My PI recently told me that all the work that I do as a graduate student ultimately belongs to the university. As such, is it even worth thinking about launching a startup while still a graduate student (or will that startup just become a spinoff of the PI and the university)? I am afraid that launching a startup as a graduate student will only benefit the PI (and the university), as graduate students are usually on the lower rung of the academic social ladder and frequently get sleighted in a variety of ways.

They say that it never hurts to plan for the future (i.e., what to do after graduation), but there’s a fine line between casually thinking about it and actively pursuing it. In other words, I don’t see the point in actively putting in my regular work hours pursuing my startup idea if all of that work will not belong to me anyway once I graduate and pursue the startup full-time.

Does anyone have a different opinion on the matter?

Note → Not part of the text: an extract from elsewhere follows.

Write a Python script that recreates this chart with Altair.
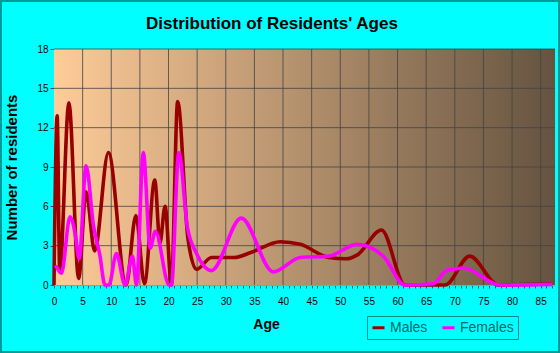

The only relevant post I found was: https://startups.stackexchange.com/questions/5741/creating-startup-company-as-a-student but this is a substantially different question.

Answer 5903

Many Universities have a policy of your work product is the property of school. Same policy with professors. Pretty much any company is going to have policy of your work product on company time and or company facilities belongs to the company.

That policy / contract does not expire the day you graduate. If this startup is related to you graduate work then using that work product (especially intellectual property) after you graduate is no relief.

If this idea is not related to graduate studies then simple don’t work on it on school time or use school facilities. If this product is an extension to your studies then you need consult and IP lawyer.

Say your studies are X and you think Y is commercial extension.

Update based on comment:
Sorry to be so direct but a startup is not instant access to funds / investors. You are going be at least $1000 to even create the legal entity and from there you have to attract investors. If the startup is not viable enough for even you to work for the start up then you don’t have a start up. A start up has a business plan that produces income. All you are tying to do is protect some IP and you are ready to file for a patent? The patent alone has no value unless you are using it produce something or someone wants to buy the patent. Are you worried that someone else will come up with the idea and patent it? You can file for provisional patent yourself for just couple hundred dollars and give you (some) protection for a year. You can then sell your patent without having a formal company. You can spend $20,000 to lock up a patent but don’t do that unless you are pretty sure you can sell it for $60,000 as the investor will want 1/2 and it not going to be interested in anything less than a return of 100%. Say you think the patent is worth $20,000. Someone is more likely to buy fair than to try and steal it. It cost money to steal it it puts them at risk.

Answer 5894

Make a Deal

You might be able to work out a deal with the University principals who have a claim to your work. Make a proposal to them that involves you working on the startup and they license or trade intellectual property rights in exchange for stock. The IP can even revert back to the University if the startup folds at some point. Be creative and but your thoughts on paper in the form of a terms sheet. Float it to the person in power you trust the most and go from there.